** start **
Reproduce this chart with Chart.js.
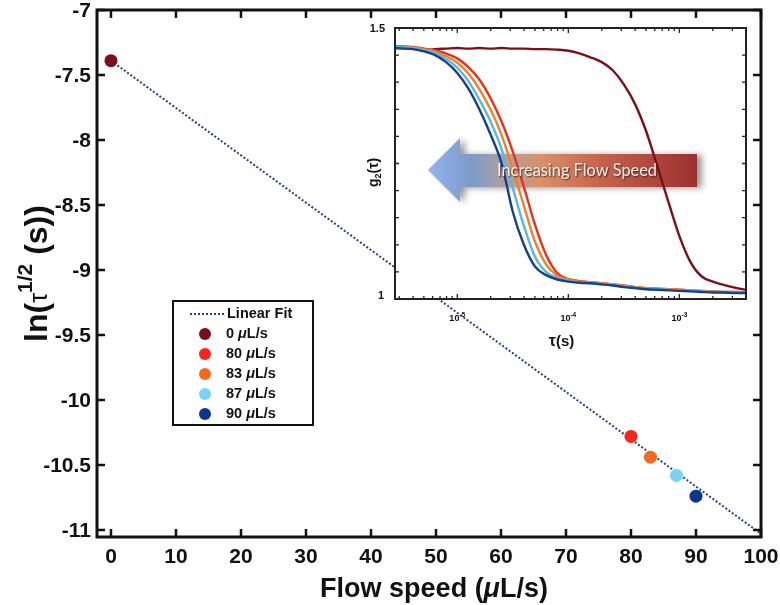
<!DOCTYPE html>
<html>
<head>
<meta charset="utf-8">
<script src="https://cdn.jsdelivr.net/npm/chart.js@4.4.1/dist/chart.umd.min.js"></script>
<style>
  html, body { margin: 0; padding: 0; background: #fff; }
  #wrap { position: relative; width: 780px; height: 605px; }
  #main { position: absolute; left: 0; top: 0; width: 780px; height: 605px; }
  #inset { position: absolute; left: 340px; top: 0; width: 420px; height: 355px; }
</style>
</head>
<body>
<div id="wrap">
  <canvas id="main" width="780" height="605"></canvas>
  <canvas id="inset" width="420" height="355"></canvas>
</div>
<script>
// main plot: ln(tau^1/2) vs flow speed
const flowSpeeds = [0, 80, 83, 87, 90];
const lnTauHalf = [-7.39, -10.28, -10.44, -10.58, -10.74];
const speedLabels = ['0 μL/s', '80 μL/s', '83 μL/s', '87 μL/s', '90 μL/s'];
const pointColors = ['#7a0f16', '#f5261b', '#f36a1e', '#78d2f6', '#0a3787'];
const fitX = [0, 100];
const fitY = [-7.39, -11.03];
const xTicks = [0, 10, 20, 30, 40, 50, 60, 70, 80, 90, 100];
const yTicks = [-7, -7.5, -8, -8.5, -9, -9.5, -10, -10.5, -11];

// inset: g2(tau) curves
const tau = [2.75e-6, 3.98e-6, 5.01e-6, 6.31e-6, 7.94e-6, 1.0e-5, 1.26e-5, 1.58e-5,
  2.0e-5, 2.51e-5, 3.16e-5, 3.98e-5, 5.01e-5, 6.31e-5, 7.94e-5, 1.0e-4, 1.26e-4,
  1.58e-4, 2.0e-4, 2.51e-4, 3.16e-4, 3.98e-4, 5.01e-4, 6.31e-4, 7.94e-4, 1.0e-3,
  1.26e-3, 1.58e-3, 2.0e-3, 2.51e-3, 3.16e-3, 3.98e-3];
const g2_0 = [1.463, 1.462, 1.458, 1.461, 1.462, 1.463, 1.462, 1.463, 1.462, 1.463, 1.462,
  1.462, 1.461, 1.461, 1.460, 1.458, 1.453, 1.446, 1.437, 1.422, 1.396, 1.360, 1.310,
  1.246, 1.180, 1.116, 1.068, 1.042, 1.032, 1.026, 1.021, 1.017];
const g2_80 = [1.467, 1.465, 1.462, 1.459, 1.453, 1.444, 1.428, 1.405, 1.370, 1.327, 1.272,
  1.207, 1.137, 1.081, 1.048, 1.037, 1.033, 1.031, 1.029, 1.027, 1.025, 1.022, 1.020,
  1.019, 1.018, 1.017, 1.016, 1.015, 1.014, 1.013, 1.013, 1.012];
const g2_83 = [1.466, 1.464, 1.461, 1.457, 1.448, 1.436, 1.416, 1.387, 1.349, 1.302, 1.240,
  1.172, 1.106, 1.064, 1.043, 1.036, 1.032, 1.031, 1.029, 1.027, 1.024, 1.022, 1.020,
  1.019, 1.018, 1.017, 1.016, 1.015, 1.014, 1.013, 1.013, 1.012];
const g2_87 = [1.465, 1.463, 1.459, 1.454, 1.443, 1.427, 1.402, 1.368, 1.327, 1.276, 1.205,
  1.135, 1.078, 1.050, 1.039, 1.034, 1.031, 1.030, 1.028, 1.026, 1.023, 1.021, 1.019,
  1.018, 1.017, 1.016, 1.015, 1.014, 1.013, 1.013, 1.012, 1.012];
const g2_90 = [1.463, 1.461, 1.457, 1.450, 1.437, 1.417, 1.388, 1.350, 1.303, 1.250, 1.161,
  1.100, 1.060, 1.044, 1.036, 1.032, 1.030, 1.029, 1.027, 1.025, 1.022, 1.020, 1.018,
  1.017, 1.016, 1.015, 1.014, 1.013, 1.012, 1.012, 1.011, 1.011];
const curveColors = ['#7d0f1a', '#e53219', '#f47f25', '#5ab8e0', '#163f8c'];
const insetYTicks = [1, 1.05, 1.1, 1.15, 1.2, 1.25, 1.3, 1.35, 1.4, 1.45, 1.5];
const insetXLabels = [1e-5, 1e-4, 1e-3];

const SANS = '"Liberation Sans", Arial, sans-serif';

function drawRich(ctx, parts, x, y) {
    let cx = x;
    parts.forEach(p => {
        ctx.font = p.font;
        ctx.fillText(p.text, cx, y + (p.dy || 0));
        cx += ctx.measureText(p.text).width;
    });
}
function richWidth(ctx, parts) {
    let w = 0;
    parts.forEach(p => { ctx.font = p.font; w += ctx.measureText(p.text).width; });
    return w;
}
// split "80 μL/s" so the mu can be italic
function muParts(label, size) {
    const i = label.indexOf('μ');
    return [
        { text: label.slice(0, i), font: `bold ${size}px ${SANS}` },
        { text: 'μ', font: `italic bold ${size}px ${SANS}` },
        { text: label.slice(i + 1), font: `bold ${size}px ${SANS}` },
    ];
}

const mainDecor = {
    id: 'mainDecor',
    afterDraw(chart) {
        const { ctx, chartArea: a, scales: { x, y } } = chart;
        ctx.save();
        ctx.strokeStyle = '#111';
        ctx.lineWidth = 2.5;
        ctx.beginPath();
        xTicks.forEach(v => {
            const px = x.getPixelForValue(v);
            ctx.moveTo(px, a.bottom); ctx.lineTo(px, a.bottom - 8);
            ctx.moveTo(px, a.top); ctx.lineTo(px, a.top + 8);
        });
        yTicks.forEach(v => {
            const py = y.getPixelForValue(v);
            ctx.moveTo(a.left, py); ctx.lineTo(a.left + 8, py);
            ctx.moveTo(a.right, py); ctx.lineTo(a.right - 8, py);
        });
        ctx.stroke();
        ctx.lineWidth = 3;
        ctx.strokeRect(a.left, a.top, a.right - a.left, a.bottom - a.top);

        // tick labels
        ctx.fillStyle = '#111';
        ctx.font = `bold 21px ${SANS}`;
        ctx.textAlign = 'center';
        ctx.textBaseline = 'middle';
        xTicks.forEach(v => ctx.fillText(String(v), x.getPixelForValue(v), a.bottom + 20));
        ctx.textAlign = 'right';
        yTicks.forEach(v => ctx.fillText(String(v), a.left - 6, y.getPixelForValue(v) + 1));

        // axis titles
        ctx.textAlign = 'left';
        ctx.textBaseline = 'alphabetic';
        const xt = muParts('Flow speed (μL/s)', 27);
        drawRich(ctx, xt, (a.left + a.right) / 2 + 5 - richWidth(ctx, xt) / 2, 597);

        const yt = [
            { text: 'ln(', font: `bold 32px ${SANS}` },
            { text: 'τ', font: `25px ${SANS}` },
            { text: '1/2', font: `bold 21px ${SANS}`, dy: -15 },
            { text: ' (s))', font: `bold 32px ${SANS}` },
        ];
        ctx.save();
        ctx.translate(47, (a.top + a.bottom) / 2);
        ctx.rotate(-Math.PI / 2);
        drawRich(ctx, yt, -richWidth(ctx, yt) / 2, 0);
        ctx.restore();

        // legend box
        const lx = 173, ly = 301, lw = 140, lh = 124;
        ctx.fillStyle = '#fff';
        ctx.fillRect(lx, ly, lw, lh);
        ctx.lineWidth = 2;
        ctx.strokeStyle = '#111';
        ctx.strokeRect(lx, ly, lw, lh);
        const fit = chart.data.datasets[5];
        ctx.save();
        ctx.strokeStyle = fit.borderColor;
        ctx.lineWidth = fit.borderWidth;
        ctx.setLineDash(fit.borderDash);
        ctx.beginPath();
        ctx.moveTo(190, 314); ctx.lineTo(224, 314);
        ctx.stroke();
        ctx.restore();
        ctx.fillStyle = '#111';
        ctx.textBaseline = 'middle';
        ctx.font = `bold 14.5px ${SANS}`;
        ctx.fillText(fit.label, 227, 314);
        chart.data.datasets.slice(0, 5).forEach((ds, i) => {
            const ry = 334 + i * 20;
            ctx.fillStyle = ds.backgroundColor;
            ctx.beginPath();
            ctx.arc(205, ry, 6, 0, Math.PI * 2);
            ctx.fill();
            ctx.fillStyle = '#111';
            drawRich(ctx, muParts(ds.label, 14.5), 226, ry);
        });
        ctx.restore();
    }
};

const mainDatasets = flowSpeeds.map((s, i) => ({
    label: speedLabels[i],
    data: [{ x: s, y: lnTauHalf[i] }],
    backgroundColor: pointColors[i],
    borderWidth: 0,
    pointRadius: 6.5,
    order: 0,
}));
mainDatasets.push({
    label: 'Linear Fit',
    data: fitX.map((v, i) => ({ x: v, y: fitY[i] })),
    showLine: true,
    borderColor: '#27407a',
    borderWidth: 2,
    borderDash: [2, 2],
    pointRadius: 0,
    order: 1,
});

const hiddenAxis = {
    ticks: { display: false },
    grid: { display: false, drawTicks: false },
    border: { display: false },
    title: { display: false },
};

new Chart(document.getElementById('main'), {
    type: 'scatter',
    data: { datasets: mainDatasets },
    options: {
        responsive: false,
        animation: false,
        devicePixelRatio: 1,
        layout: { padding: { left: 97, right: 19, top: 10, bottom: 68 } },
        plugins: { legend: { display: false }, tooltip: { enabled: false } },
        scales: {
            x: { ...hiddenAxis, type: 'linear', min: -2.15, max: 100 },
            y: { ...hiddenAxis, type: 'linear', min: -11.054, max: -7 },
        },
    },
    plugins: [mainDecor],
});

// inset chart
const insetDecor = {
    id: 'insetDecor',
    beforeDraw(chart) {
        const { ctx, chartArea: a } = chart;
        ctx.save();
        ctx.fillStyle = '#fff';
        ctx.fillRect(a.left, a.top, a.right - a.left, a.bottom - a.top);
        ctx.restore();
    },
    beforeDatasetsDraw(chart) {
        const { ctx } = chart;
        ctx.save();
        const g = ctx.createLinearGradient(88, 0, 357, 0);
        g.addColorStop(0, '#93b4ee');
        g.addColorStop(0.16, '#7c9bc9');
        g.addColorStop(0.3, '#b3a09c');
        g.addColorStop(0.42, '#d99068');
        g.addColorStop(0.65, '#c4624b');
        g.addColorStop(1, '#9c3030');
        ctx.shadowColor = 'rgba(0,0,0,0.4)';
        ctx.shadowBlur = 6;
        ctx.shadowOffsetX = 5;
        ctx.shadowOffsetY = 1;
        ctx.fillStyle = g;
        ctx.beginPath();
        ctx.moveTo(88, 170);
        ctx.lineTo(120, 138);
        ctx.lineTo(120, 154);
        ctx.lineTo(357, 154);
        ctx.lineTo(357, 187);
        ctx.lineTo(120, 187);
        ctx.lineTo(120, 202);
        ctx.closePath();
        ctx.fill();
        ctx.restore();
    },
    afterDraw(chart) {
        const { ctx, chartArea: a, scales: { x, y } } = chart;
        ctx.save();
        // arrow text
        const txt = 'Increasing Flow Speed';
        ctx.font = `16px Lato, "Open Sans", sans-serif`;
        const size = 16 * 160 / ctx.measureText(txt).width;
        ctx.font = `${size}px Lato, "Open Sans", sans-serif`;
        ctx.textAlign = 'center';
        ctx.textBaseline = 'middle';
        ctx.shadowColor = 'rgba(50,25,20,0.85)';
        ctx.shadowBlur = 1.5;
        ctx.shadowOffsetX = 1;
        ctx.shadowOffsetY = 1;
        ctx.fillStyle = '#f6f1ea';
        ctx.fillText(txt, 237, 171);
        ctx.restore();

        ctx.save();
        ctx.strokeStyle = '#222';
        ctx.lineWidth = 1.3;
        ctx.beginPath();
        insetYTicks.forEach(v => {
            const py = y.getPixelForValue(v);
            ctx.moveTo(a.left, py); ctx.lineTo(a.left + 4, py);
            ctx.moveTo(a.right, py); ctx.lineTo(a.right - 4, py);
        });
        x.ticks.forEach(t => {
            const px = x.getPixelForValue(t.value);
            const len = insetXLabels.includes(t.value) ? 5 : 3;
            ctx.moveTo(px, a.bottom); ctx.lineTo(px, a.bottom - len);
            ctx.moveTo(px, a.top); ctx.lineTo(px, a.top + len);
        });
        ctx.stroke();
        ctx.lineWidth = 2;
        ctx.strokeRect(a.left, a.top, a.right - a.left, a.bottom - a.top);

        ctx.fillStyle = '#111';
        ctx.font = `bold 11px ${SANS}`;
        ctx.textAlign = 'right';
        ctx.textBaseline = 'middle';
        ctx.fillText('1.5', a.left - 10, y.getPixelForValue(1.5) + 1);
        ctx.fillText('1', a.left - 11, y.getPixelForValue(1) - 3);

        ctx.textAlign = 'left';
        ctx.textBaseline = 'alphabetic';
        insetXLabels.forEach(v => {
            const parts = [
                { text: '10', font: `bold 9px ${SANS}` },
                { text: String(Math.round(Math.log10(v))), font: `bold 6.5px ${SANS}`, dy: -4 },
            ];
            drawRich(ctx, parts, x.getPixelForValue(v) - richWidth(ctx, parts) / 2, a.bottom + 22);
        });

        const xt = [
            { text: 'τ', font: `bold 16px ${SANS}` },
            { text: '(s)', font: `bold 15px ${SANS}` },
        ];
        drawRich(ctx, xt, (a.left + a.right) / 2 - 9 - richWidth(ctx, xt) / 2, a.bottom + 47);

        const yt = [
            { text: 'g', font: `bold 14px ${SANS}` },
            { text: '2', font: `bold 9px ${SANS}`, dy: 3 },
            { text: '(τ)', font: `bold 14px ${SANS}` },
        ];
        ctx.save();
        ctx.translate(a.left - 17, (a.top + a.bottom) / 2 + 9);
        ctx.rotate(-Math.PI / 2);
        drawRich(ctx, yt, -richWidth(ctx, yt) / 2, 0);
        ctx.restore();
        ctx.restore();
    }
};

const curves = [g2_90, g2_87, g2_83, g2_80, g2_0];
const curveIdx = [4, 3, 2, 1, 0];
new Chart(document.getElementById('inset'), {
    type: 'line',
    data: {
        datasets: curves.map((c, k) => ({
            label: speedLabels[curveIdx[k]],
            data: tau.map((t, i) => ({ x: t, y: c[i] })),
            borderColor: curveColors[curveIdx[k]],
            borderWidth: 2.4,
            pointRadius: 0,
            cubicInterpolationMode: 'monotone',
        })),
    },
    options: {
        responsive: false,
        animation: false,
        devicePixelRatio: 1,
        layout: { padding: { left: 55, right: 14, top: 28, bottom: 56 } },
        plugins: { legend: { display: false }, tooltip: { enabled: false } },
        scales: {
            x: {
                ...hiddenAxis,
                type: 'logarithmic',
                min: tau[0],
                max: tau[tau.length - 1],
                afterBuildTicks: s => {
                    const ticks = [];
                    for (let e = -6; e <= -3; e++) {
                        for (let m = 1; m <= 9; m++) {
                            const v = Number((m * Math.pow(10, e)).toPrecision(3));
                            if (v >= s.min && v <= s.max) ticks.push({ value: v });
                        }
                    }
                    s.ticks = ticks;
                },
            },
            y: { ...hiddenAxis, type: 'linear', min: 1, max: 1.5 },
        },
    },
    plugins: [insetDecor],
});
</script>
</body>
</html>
** end **
Repeat the listing above from its first line through the line that contains "-10, -10.5, -11];", both included, and nothing more. Drop the pictures.

→ TASK RESULT
Reproduce this chart with Chart.js.
<!DOCTYPE html>
<html>
<head>
<meta charset="utf-8">
<script src="https://cdn.jsdelivr.net/npm/chart.js@4.4.1/dist/chart.umd.min.js"></script>
<style>
  html, body { margin: 0; padding: 0; background: #fff; }
  #wrap { position: relative; width: 780px; height: 605px; }
  #main { position: absolute; left: 0; top: 0; width: 780px; height: 605px; }
  #inset { position: absolute; left: 340px; top: 0; width: 420px; height: 355px; }
</style>
</head>
<body>
<div id="wrap">
  <canvas id="main" width="780" height="605"></canvas>
  <canvas id="inset" width="420" height="355"></canvas>
</div>
<script>
// main plot: ln(tau^1/2) vs flow speed
const flowSpeeds = [0, 80, 83, 87, 90];
const lnTauHalf = [-7.39, -10.28, -10.44, -10.58, -10.74];
const speedLabels = ['0 μL/s', '80 μL/s', '83 μL/s', '87 μL/s', '90 μL/s'];
const pointColors = ['#7a0f16', '#f5261b', '#f36a1e', '#78d2f6', '#0a3787'];
const fitX = [0, 100];
const fitY = [-7.39, -11.03];
const xTicks = [0, 10, 20, 30, 40, 50, 60, 70, 80, 90, 100];
const yTicks = [-7, -7.5, -8, -8.5, -9, -9.5, -10, -10.5, -11];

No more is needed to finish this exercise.